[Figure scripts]

+ + + +

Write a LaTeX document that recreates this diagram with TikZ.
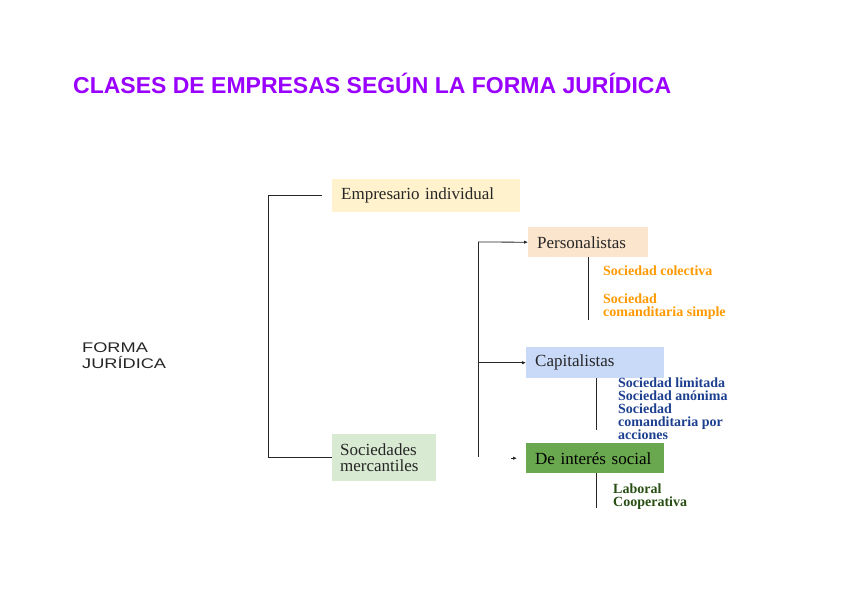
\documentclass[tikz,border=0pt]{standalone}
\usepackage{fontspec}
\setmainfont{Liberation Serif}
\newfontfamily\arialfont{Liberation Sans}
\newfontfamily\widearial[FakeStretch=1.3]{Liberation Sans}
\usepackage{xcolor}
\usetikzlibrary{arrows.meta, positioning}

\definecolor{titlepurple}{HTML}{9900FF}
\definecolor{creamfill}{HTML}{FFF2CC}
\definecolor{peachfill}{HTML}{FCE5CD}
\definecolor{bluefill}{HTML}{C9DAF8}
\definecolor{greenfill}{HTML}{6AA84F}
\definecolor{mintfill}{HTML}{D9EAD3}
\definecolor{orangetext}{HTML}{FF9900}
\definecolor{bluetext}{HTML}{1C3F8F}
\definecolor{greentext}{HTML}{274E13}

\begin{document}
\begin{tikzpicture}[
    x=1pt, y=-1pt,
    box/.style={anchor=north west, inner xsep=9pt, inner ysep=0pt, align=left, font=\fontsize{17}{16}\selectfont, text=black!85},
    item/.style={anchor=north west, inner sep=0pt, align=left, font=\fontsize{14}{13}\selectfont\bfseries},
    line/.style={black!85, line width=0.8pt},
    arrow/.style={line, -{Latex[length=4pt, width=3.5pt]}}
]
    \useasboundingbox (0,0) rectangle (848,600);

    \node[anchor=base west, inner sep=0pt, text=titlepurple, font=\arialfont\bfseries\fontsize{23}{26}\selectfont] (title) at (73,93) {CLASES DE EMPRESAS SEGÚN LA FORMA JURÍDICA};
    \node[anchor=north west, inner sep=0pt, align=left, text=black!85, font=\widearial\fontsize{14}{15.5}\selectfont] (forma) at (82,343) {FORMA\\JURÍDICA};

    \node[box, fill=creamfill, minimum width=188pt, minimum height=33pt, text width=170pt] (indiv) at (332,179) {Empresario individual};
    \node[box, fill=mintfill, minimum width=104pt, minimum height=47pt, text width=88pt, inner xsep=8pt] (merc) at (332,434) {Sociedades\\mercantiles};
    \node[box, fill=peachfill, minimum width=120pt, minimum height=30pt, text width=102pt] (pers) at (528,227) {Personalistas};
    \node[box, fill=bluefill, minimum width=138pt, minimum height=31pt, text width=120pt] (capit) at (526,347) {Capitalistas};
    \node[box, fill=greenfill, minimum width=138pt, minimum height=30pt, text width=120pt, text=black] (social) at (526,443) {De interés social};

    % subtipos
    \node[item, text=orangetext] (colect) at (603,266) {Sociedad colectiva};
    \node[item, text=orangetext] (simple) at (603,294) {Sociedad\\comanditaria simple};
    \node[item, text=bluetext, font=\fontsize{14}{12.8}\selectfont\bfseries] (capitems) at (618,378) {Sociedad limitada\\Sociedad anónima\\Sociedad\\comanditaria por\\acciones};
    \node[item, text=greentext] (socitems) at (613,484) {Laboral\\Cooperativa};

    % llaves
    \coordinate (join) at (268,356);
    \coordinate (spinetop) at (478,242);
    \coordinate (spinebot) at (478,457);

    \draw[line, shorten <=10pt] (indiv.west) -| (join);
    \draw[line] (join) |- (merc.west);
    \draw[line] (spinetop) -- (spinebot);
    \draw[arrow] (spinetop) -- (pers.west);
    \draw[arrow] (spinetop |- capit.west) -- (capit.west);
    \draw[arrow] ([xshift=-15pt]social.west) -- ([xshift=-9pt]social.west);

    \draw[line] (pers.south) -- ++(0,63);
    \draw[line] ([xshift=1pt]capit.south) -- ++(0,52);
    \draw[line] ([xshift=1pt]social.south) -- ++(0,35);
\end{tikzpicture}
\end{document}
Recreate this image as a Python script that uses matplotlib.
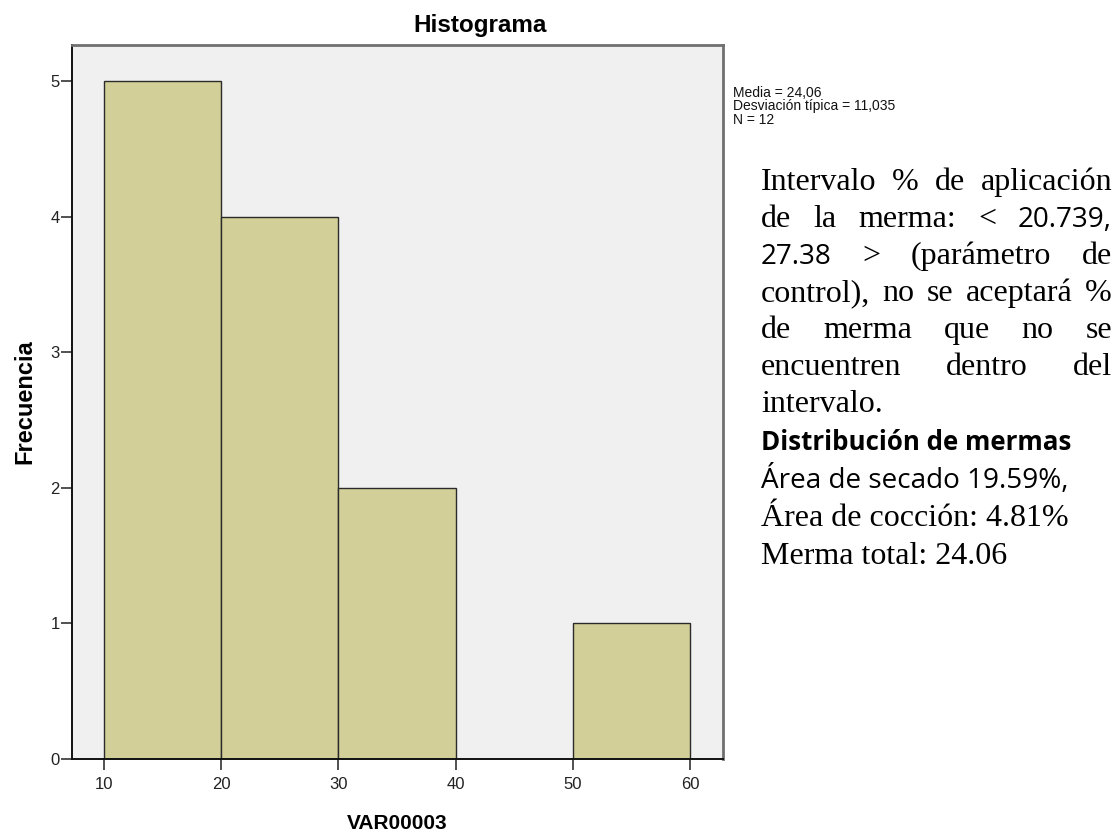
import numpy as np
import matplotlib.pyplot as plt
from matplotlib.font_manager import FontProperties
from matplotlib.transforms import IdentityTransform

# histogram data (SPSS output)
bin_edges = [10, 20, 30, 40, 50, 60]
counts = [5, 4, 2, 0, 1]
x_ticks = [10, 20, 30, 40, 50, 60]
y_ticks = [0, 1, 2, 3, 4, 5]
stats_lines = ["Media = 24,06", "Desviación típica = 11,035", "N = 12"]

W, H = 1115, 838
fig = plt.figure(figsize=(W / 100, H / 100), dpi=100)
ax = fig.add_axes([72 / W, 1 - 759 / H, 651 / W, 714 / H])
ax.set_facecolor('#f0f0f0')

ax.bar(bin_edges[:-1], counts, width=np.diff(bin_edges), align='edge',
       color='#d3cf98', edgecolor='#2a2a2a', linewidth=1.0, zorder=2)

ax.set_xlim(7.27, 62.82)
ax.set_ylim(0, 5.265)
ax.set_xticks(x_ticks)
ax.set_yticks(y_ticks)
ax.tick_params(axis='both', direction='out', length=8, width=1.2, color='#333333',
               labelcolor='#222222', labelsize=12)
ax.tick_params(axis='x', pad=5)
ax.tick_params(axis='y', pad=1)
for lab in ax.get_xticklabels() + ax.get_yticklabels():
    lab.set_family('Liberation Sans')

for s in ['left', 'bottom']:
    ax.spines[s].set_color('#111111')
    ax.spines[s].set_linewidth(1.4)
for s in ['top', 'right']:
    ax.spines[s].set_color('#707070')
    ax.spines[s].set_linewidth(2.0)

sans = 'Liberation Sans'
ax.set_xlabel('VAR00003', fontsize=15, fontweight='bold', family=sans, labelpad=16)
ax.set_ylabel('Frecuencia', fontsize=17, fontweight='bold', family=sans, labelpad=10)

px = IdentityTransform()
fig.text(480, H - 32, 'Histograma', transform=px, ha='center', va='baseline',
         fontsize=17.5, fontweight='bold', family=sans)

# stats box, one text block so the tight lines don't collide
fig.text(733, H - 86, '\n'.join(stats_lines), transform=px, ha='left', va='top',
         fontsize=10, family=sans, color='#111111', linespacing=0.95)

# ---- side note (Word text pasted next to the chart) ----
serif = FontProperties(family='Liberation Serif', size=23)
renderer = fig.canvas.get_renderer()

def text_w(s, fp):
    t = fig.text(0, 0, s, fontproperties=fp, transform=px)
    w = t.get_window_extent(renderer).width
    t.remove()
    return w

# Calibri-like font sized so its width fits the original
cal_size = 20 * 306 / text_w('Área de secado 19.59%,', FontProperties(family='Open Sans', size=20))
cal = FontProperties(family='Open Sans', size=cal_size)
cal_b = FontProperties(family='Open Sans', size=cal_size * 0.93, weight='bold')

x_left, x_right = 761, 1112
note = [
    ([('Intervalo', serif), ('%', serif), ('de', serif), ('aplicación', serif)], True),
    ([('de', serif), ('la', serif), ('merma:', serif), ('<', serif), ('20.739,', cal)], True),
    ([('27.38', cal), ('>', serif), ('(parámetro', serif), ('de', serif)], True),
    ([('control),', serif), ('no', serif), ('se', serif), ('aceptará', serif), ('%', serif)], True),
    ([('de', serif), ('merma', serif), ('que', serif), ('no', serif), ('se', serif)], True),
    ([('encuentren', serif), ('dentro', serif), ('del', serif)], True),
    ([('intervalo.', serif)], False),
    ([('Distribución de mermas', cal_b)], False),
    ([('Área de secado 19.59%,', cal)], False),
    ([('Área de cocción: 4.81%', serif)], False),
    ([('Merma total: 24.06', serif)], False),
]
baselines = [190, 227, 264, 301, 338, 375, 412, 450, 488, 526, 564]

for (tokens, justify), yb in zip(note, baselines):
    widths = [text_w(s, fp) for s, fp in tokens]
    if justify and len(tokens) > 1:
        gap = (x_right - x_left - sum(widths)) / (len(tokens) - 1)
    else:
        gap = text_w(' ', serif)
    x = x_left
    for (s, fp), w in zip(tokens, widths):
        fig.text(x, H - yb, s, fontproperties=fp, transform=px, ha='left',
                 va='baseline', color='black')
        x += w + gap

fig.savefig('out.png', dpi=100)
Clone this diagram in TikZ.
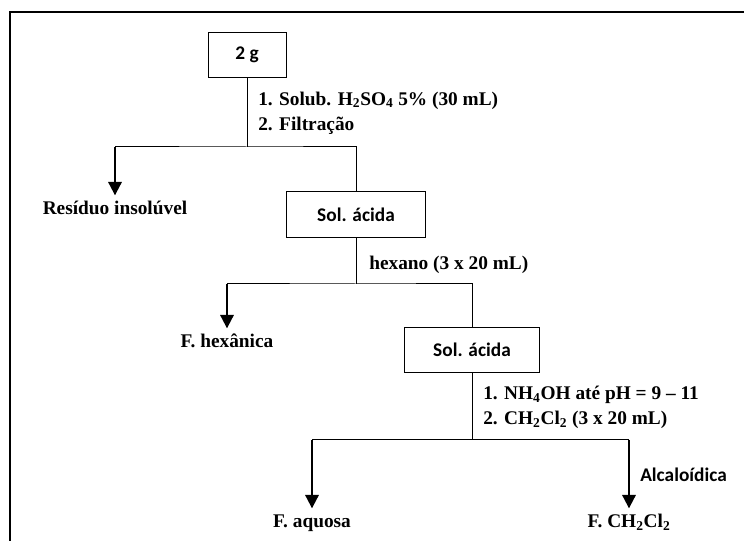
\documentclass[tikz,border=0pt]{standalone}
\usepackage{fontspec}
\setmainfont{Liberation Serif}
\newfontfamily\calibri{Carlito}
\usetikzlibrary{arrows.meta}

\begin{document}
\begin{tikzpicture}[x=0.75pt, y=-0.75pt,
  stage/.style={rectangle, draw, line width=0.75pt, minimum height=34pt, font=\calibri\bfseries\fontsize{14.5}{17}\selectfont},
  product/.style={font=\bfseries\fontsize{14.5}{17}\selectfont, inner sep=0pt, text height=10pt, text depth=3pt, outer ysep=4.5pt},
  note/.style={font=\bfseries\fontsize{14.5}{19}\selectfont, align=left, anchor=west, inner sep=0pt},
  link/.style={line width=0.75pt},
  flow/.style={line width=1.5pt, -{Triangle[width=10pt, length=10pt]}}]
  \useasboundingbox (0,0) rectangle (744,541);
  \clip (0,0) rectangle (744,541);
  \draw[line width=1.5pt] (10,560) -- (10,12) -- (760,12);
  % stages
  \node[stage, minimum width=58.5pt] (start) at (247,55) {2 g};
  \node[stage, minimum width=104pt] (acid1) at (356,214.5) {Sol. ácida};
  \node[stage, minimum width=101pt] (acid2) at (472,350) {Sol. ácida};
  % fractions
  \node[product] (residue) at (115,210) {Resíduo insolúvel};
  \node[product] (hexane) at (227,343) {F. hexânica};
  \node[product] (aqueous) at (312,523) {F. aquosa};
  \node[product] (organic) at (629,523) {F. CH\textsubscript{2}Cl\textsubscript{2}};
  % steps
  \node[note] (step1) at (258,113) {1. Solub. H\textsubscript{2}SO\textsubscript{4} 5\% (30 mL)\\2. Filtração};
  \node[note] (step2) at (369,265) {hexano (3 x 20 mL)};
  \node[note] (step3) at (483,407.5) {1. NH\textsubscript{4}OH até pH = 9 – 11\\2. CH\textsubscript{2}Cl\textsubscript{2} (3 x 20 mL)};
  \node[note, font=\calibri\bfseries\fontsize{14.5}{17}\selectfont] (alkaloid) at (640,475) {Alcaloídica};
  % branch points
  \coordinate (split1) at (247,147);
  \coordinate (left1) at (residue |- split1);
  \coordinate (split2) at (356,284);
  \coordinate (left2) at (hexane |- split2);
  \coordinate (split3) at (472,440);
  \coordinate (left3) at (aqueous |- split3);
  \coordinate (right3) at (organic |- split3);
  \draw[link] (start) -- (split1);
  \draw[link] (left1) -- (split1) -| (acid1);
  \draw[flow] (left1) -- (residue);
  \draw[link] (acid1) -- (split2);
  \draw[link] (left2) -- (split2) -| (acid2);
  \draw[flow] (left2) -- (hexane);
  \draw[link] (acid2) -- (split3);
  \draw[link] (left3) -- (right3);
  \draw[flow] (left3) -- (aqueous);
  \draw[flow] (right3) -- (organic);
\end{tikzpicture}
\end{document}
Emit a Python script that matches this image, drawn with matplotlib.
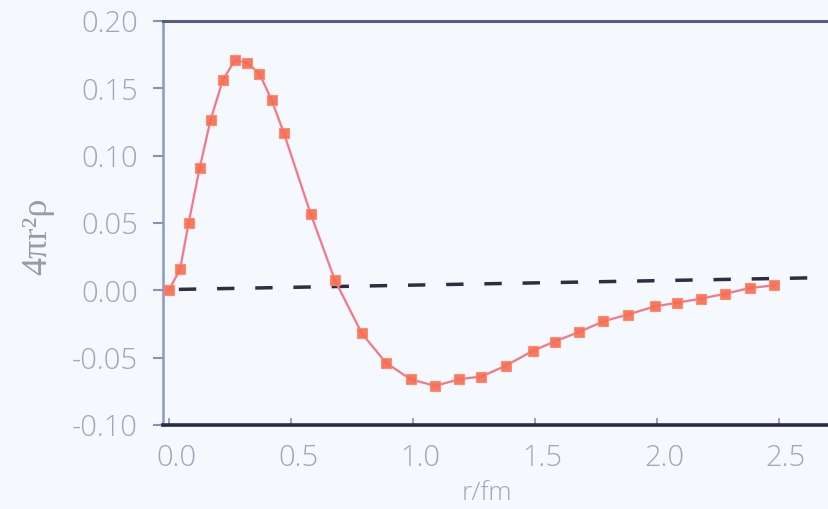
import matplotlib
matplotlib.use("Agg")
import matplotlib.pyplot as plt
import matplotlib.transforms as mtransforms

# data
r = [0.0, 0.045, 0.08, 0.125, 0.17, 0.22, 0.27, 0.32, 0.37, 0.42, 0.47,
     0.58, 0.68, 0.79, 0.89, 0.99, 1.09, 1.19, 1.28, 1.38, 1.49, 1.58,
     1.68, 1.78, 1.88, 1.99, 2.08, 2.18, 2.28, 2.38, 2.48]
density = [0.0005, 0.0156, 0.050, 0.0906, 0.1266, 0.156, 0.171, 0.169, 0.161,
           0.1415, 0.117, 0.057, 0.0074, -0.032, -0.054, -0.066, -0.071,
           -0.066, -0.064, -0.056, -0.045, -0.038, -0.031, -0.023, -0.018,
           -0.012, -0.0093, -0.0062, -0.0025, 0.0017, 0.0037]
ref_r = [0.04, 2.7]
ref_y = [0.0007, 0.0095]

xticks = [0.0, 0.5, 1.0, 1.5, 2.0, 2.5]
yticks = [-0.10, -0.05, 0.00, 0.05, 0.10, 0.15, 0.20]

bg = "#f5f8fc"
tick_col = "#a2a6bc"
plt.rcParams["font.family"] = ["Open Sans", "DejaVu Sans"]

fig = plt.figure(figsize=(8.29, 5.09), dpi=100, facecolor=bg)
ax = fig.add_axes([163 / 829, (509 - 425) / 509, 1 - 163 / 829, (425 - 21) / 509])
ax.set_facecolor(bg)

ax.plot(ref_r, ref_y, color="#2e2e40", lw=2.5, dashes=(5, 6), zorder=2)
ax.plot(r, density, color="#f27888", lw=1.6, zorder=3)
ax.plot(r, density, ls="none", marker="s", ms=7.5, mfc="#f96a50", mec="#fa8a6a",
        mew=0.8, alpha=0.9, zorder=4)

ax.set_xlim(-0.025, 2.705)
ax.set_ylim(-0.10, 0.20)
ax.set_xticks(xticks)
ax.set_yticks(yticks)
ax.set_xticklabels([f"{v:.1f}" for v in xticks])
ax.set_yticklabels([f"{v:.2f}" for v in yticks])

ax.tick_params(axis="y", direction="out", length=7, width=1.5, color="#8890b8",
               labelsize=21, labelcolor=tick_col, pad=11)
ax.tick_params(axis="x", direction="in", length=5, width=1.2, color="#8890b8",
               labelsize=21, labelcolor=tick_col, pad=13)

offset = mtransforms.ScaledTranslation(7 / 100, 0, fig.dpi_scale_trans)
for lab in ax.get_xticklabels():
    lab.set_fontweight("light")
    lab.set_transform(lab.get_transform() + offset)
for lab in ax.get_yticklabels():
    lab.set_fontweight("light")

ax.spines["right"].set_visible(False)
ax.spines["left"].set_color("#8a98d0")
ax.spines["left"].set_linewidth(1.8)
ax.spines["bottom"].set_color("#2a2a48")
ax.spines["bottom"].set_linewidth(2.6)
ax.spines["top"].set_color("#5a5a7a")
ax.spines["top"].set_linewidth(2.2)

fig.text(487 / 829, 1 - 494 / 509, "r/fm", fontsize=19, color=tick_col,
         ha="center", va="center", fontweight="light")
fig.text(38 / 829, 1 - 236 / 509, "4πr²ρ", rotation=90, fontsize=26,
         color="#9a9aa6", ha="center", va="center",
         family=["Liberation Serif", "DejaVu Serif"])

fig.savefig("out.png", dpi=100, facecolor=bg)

+ + + +

▸ EXERCISE REQUIREMENTS
Everything from the line with "Emit a Python" down to the line with "mew=0.8, alpha=0.9, zorder=4)" in the data above should be copied exactly, with both end lines kept and the pictures left out.

▸ RESPONSE TO THIS TASK
Emit a Python script that matches this image, drawn with matplotlib.
import matplotlib
matplotlib.use("Agg")
import matplotlib.pyplot as plt
import matplotlib.transforms as mtransforms

# data
r = [0.0, 0.045, 0.08, 0.125, 0.17, 0.22, 0.27, 0.32, 0.37, 0.42, 0.47,
     0.58, 0.68, 0.79, 0.89, 0.99, 1.09, 1.19, 1.28, 1.38, 1.49, 1.58,
     1.68, 1.78, 1.88, 1.99, 2.08, 2.18, 2.28, 2.38, 2.48]
density = [0.0005, 0.0156, 0.050, 0.0906, 0.1266, 0.156, 0.171, 0.169, 0.161,
           0.1415, 0.117, 0.057, 0.0074, -0.032, -0.054, -0.066, -0.071,
           -0.066, -0.064, -0.056, -0.045, -0.038, -0.031, -0.023, -0.018,
           -0.012, -0.0093, -0.0062, -0.0025, 0.0017, 0.0037]
ref_r = [0.04, 2.7]
ref_y = [0.0007, 0.0095]

xticks = [0.0, 0.5, 1.0, 1.5, 2.0, 2.5]
yticks = [-0.10, -0.05, 0.00, 0.05, 0.10, 0.15, 0.20]

bg = "#f5f8fc"
tick_col = "#a2a6bc"
plt.rcParams["font.family"] = ["Open Sans", "DejaVu Sans"]

fig = plt.figure(figsize=(8.29, 5.09), dpi=100, facecolor=bg)
ax = fig.add_axes([163 / 829, (509 - 425) / 509, 1 - 163 / 829, (425 - 21) / 509])
ax.set_facecolor(bg)

ax.plot(ref_r, ref_y, color="#2e2e40", lw=2.5, dashes=(5, 6), zorder=2)
ax.plot(r, density, color="#f27888", lw=1.6, zorder=3)
ax.plot(r, density, ls="none", marker="s", ms=7.5, mfc="#f96a50", mec="#fa8a6a",
        mew=0.8, alpha=0.9, zorder=4)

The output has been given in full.